Synchronization Points and Fusion

The compiler must also discover and schedule synchronization points between aggregate operators. We assume that our target parallel platform provides a SPMD-like execution model, and therefore synchronization between a pair of parallel operations is performed via barrier synchronization across parallel threads. Similarly, a synchronization point between a pair of operators that have been marked as sequentialized implies that they must be implemented with separate loop bodies.

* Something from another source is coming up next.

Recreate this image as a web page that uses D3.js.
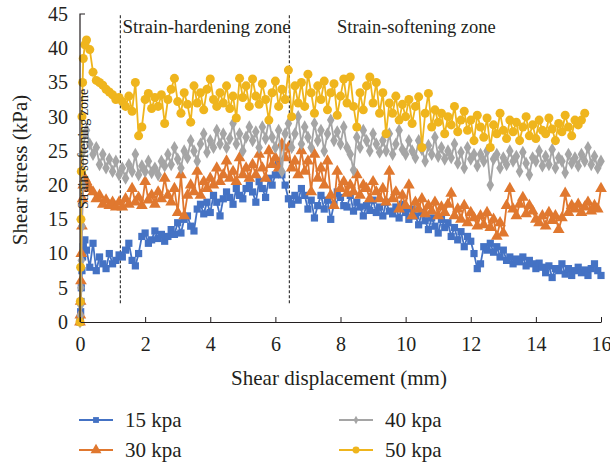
<!DOCTYPE html>
<html>
<head>
<meta charset="utf-8">
<script src="https://cdn.jsdelivr.net/npm/d3@7"></script>
<style>
  body { margin: 0; background: #fff; }
  text { font-family: "Liberation Serif", "Times New Roman", serif; fill: #231f20; }
</style>
</head>
<body>
<div id="chart"></div>
<script>
// shear displacement (mm), shared by all four curves
const displacement = [0,0.01,0.02,0.03,0.04,0.06,0.08,0.1,0.15,0.2,
  0.3,0.4,0.5,0.6,0.7,0.8,0.9,1.0,1.1,1.2,
  1.3,1.4,1.5,1.6,1.7,1.8,1.9,2.0,2.1,2.2,
  2.3,2.4,2.5,2.6,2.7,2.8,2.9,3.0,3.1,3.2,
  3.3,3.4,3.5,3.6,3.7,3.8,3.9,4.0,4.1,4.2,
  4.3,4.4,4.5,4.6,4.7,4.8,4.9,5.0,5.1,5.2,
  5.3,5.4,5.5,5.6,5.7,5.8,5.9,6.0,6.1,6.2,
  6.3,6.4,6.5,6.6,6.7,6.8,6.9,7.0,7.1,7.2,
  7.3,7.4,7.5,7.6,7.7,7.8,7.9,8.0,8.1,8.2,
  8.3,8.4,8.5,8.6,8.7,8.8,8.9,9.0,9.1,9.2,
  9.3,9.4,9.5,9.6,9.7,9.8,9.9,10.0,10.1,10.2,
  10.3,10.4,10.5,10.6,10.7,10.8,10.9,11.0,11.1,11.2,
  11.3,11.4,11.5,11.6,11.7,11.8,11.9,12.0,12.1,12.2,
  12.3,12.4,12.5,12.6,12.7,12.8,12.9,13.0,13.1,13.2,
  13.3,13.4,13.5,13.6,13.7,13.8,13.9,14.0,14.1,14.2,
  14.3,14.4,14.5,14.6,14.7,14.8,14.9,15.0,15.1,15.2,
  15.3,15.4,15.5,15.6,15.7,15.8,15.9,16.0];

// shear stress (kPa)
const stress15 = [0,0.5,1.5,3,5,7.5,9.5,11,12,10.5,
  8,11.5,7.5,9.5,8.5,7.8,10,8.5,9,9.8,
  9.5,10.5,11.5,9,8.2,10,12.5,13,11.5,12,
  13.3,12.2,12.8,11.8,12.5,13.5,12.8,14.5,13,15,
  15.5,14,13.3,16.5,17.2,15.8,17.5,16,18.5,17.5,
  15.5,18,19,18.2,17.2,19.5,18.5,18,19.5,20,
  19,17.5,20.5,19.5,18.2,21,20,21.5,23,21.5,
  20,18,17.2,18.5,17.8,19.5,18.5,16.5,17.8,15.2,
  17,18.5,16.5,17.8,15,17.2,19,18.2,17,16.8,
  18.5,16.2,17.5,16.8,15.5,17,16.3,17.8,16,16.8,
  15.5,17.5,16.2,15.8,16.8,15.2,17.2,16,15,16.5,
  15.5,14.2,16,14.8,13.5,15.2,14,13,15,13.8,
  14.5,12.5,13.8,12,13.2,11,12.5,11.8,10,7.8,
  8.5,11,10.5,11.5,10.2,11,9.5,10.5,9,9.5,
  8.5,9.2,8.8,9.5,8.2,9,8.5,7.8,8.6,8,
  7.2,8.2,6.5,7.8,7.5,8.5,7,7.8,6.8,7.5,
  8,7.2,7.6,6.8,7.8,8.5,7.5,6.8];
const stress30 = [0,1,3,6,10,14,18,20,21,20.5,
  19.5,19,18,18.5,17.2,17.8,17,17.5,16.8,17.5,
  16.8,18,17.2,19.5,17.5,18.2,17,20.5,17.8,18.5,
  17.2,19,18,21,18.5,17.5,19.5,16,21.5,15.5,
  18.5,20,19,22,18.5,20.5,19.5,21,20,22.5,
  20.5,21.5,23.5,21,22,20.5,24,21.5,22.5,21,
  23,21.5,24.5,22.5,21,25,23,24,22.5,26,
  24,25.5,22.5,23.5,21.5,25,22,23.5,19,24.5,
  21,22.5,20,23.5,18.5,17,22,19.5,20.5,18.8,
  20,19,21.5,18.5,20,19.5,18,20.5,19,18,
  19.5,17.5,22,18,19,16.5,18.5,17,20,15.5,
  17.5,16.5,18,15.8,17,16.2,17.5,15.5,16.8,16,
  17.2,18.8,15.5,16.5,15,17,14.5,16,15.2,14,
  15.5,14.2,16,13.8,15,12.5,14.5,13,17,19.5,
  16.5,15.5,17.2,18.2,15.8,17,16.2,15,14.5,15.5,
  14,16,14.8,15.5,13.5,15.2,18.8,16,17,16.5,
  17.2,16,16.8,17.5,16.2,17,16.5,19.5];
const stress40 = [0,1,2.5,5,9,14,20,25,27.5,28,
  26,24.5,25.5,23,24.5,22.5,23.8,22,23.5,21.5,
  22.5,21,23,22,24.5,21.5,22.8,22,23.5,21.8,
  22.5,21.5,23.5,22.8,24.5,23,25.5,23.8,22.5,25,
  24,26.5,25,23.5,26,27.5,24.8,26.5,25.5,28,
  26,27.5,25.5,26.8,29,26,27.5,25,27,28.5,
  26.5,27.8,25.5,28.5,26.8,29.5,27,25.5,28,22,
  27.5,29,25.5,27.5,30,26,28.5,27,25.5,29,
  26.5,28,25,27.5,29.5,26.5,27.8,26,28.5,25.5,
  24.5,22.2,27,25.5,28,26.5,25,27.5,26,24.8,
  26.5,25,27.5,24.5,26,28,25.2,24.5,26.5,25,
  24,26.5,25.2,23.5,25.8,24.5,27,24.2,25.5,23.8,
  25,24,26,23.2,24.8,22.5,25.5,23.8,24.5,22.8,
  24.5,23.5,25,20,23.8,24.5,22.5,24,23,25,
  23.5,24.2,22,24.8,23.2,21.5,24,23.5,25,22.8,
  24.2,23,25.2,22.5,24,23.5,21.8,24.5,23.2,24,
  22.8,24.5,23.5,25.5,23,24.2,22.5,23.5];
const stress50 = [0,3,8,15,22,30,35,38.5,40.5,41.2,
  39.8,36.5,35.3,35,34.6,34,33.6,33.2,32.5,32.8,
  32.2,31.5,33,30.8,35,27.2,28.5,32.5,33.4,31.2,
  32.8,31.5,33.2,29,32.5,34,35.6,32.2,30.5,33.5,
  31.8,29.2,34.5,32,33.5,31,34,35.5,32.5,31.5,
  33.5,32,34.5,31.2,33,29.8,35.6,32.8,34.5,31.5,
  35.5,33,31.8,34.8,32.5,29.5,33.5,35.2,31.5,34,
  32.5,36.8,30,34.5,32,35,31.5,36.2,33.5,30.5,
  34.5,32.5,35.2,31,33.5,34.8,30.2,33,35.5,32,
  35.8,31.5,28.5,33.5,31,34.5,35.8,32,35,30.5,
  33.5,27.5,32,30.5,33,29.5,31.8,30,32.5,29,
  31.5,32.9,25.5,30.5,33.4,28.5,31,29.2,30.5,27.5,
  30,28.8,31.5,27.8,29.5,30.8,28,29.5,26.5,30.2,
  28.5,27,29.8,25.5,28.8,27.5,30.5,28,26.8,29.5,
  27.8,29.2,26.5,28.5,30,27.2,28.8,26.8,29.5,28,
  27.5,29.8,28.2,26.5,29,27.8,30.2,28.5,27.2,29.5,
  28.8,29.5,30.5];

const seriesNames = ["15 kpa", "30 kpa", "40 kpa", "50 kpa"];
const seriesColors = ["#4472c4", "#e0782f", "#a5a5a5", "#efb51d"];
const xTicks = [0, 2, 4, 6, 8, 10, 12, 14, 16];
const yTicks = [0, 5, 10, 15, 20, 25, 30, 35, 40, 45];
const zoneBounds = [1.24, 6.43];

const width = 610, height = 464;
const serif = "'Liberation Serif', 'Times New Roman', serif";

const svg = d3.select("#chart").append("svg")
  .attr("width", width)
  .attr("height", height);

const xScale = d3.scaleLinear().domain([0, 16]).range([80, 601]);
const yScale = d3.scaleLinear().domain([0, 45]).range([322, 14]);

const allSeries = [stress15, stress30, stress40, stress50].map((vals, i) => ({
  name: seriesNames[i],
  color: seriesColors[i],
  values: vals.map((v, j) => ({x: displacement[j], y: v}))
}));

const symbols = [
  d3.symbol().type(d3.symbolSquare).size(52),
  d3.symbol().type(d3.symbolTriangle).size(60),
  d3.symbol().type(d3.symbolDiamond).size(50),
  d3.symbol().type(d3.symbolCircle).size(64)
];
const legendSymbols = [
  d3.symbol().type(d3.symbolSquare).size(34),
  d3.symbol().type(d3.symbolTriangle).size(52),
  d3.symbol().type(d3.symbolDiamond).size(20),
  d3.symbol().type(d3.symbolCircle).size(38)
];

// zone dividers
svg.selectAll(".zone")
  .data(zoneBounds)
  .enter().append("line")
  .attr("x1", d => xScale(d)).attr("x2", d => xScale(d))
  .attr("y1", yScale(44.8)).attr("y2", yScale(2.5))
  .attr("stroke", "#3a3a3a")
  .attr("stroke-width", 1.2)
  .attr("stroke-dasharray", "3,2");

// curves
const line = d3.line().x(d => xScale(d.x)).y(d => yScale(d.y));

allSeries.forEach((s, i) => {
  const g = svg.append("g");
  g.append("path")
    .datum(s.values)
    .attr("fill", "none")
    .attr("stroke", s.color)
    .attr("stroke-width", 1.8)
    .attr("d", line);
  g.selectAll("path.pt")
    .data(s.values)
    .enter().append("path")
    .attr("class", "pt")
    .attr("transform", d => `translate(${xScale(d.x)},${yScale(d.y)})`)
    .attr("d", symbols[i])
    .attr("fill", s.color);
});

// axes
const xAxis = d3.axisBottom(xScale)
  .tickValues(xTicks)
  .tickSize(-5)
  .tickSizeOuter(0)
  .tickPadding(15);
const gx = svg.append("g")
  .attr("transform", `translate(0,${yScale(0)})`)
  .call(xAxis)
  .attr("font-family", serif);
gx.select(".domain").attr("stroke", "#231f20").attr("stroke-width", 1.2);
gx.selectAll(".tick line").attr("stroke", "#231f20");
gx.selectAll(".tick text")
  .style("font-family", serif)
  .style("font-size", "20px")
  .attr("fill", "#231f20");

const yAxis = d3.axisLeft(yScale)
  .tickValues(yTicks)
  .tickSize(0)
  .tickPadding(12);
const gy = svg.append("g")
  .attr("transform", `translate(${xScale(0)},0)`)
  .call(yAxis)
  .attr("font-family", serif);
gy.select(".domain").remove();
gy.selectAll(".tick text")
  .style("font-family", serif)
  .style("font-size", "20px")
  .attr("fill", "#231f20");
svg.append("path")
  .attr("d", `M${xScale(0) + 5},${yScale(45)}H${xScale(0)}V${yScale(0)}`)
  .attr("fill", "none")
  .attr("stroke", "#231f20")
  .attr("stroke-width", 1.2);

// axis titles
svg.append("text")
  .attr("x", 339)
  .attr("y", 385)
  .attr("text-anchor", "middle")
  .style("font-size", "21px")
  .text("Shear displacement (mm)");

svg.append("text")
  .attr("transform", `translate(27,170) rotate(-90)`)
  .attr("text-anchor", "middle")
  .style("font-size", "21px")
  .text("Shear stress (kPa)");

// zone labels
svg.append("text")
  .attr("x", xScale(zoneBounds[0]) + 2)
  .attr("y", 33)
  .style("font-size", "19px")
  .text("Strain-hardening zone");

svg.append("text")
  .attr("x", 337)
  .attr("y", 33)
  .style("font-size", "18.5px")
  .text("Strain-softening zone");

svg.append("text")
  .attr("transform", `translate(88,${yScale(25.3)}) rotate(-90)`)
  .attr("text-anchor", "middle")
  .style("font-size", "14px")
  .text("Strain-softening zone");

// legend
const legendPos = [[79, 420], [79, 450], [339, 420], [339, 450]];
const legend = svg.selectAll(".legend")
  .data(allSeries)
  .enter().append("g")
  .attr("transform", (d, i) => `translate(${legendPos[i][0]},${legendPos[i][1]})`);
legend.append("line")
  .attr("x1", 0).attr("x2", 34)
  .attr("stroke", d => d.color)
  .attr("stroke-width", 2);
legend.append("path")
  .attr("transform", "translate(17,0)")
  .attr("d", (d, i) => legendSymbols[i]())
  .attr("fill", d => d.color);
legend.append("text")
  .attr("x", 46)
  .attr("y", 7)
  .style("font-family", serif)
  .style("font-size", "21px")
  .text(d => d.name);
</script>
</body>
</html>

The most conservative policy would be to require a synchronization point following every parallel primitive. However, this can introduce far more synchronization, temporary data storage, and memory bandwidth consumption than necessary to respect data dependencies in the program. Requiring a synchronization point after every parallel primitive can reduce performance by an order of magnitude or more, compared with equivalent code that synchronizes only when necessary. In order to produce efficient code, our compiler must introduce as few synchronization points as possible, by fusing groups of parallel primitives into single kernels or loop bodies. In order to determine where synchronization points are necessary, we need to characterize the data dependencies between individual elements of the sequences upon which the parallel primitives are operating. Consider an aggregate operator of the form x = f(y1 , ..., yn ) where x and the yi are all sequences. Since the elements of x may be computed concurrently, we need to know what values of yi it requires. We call the value x[i] complete when its value has been determined and may be used as input to subsequent operations. The array x is complete when all its elements are complete. We categorize the bulk of our operators into one of two classes. The first class are those operators which perform induction over the domain of their inputs. This class is essentially composed of permute, scatter, and their variants. We cannot in general guarantee that any particular x[i] is complete until the entire operation is finished. In other words, either the array x is entirely complete or entirely incomplete. The second class are those operators which perform induction over the domain of their outputs. This includes almost all the rest of our operators, such as map, gather, and scan. Here we want to characterize the portion of each yj that must be complete in order to complete x[i]. We currently distinguish three broad cases: • None: x[i] does not depend on any element of yj • Local: completing x[i] requires that yj [i] be complete • Global: completing x[i] requires that yj be entirely complete

With deeper semantic analysis, we could potentially uncover more information in the spectrum between local and global completion requirements. However, at the moment we restrict our attention to this simple classification. Each primitive provided by Copperhead declares its completion requirements on its arguments (none, local, global) as well as the completion of its output. Completing the output of class 1 operators requires synchronization, while the output of class 2 operators is completed locally. The compiler then propagates this information through the body of user-defined procedures to compute their completion requirements. For example, a synchronization point is required between a class 1 primitive and any point at which its output is used, or before any primitive that requires one of its arguments to be globally complete. We call a sequence of primitives that are not separated by any synchronization points a phase of the program. All operations within a single phase may potentially be fused into a single parallel kernel or sequential loop by the compiler. 4.4

Shape Analysis

Shape analysis determines, where possible, the sizes of all intermediate values. This allows the back end of the compiler to statically allocate and reuse space for temporary values, which is critical to obtaining efficient performance. For the CUDA backend, forgoing shape analysis would require that every parallel primitive be executed individually, since allocating memory from within a CUDA kernel is not feasible. This would lead to orders of magnitude lower performance.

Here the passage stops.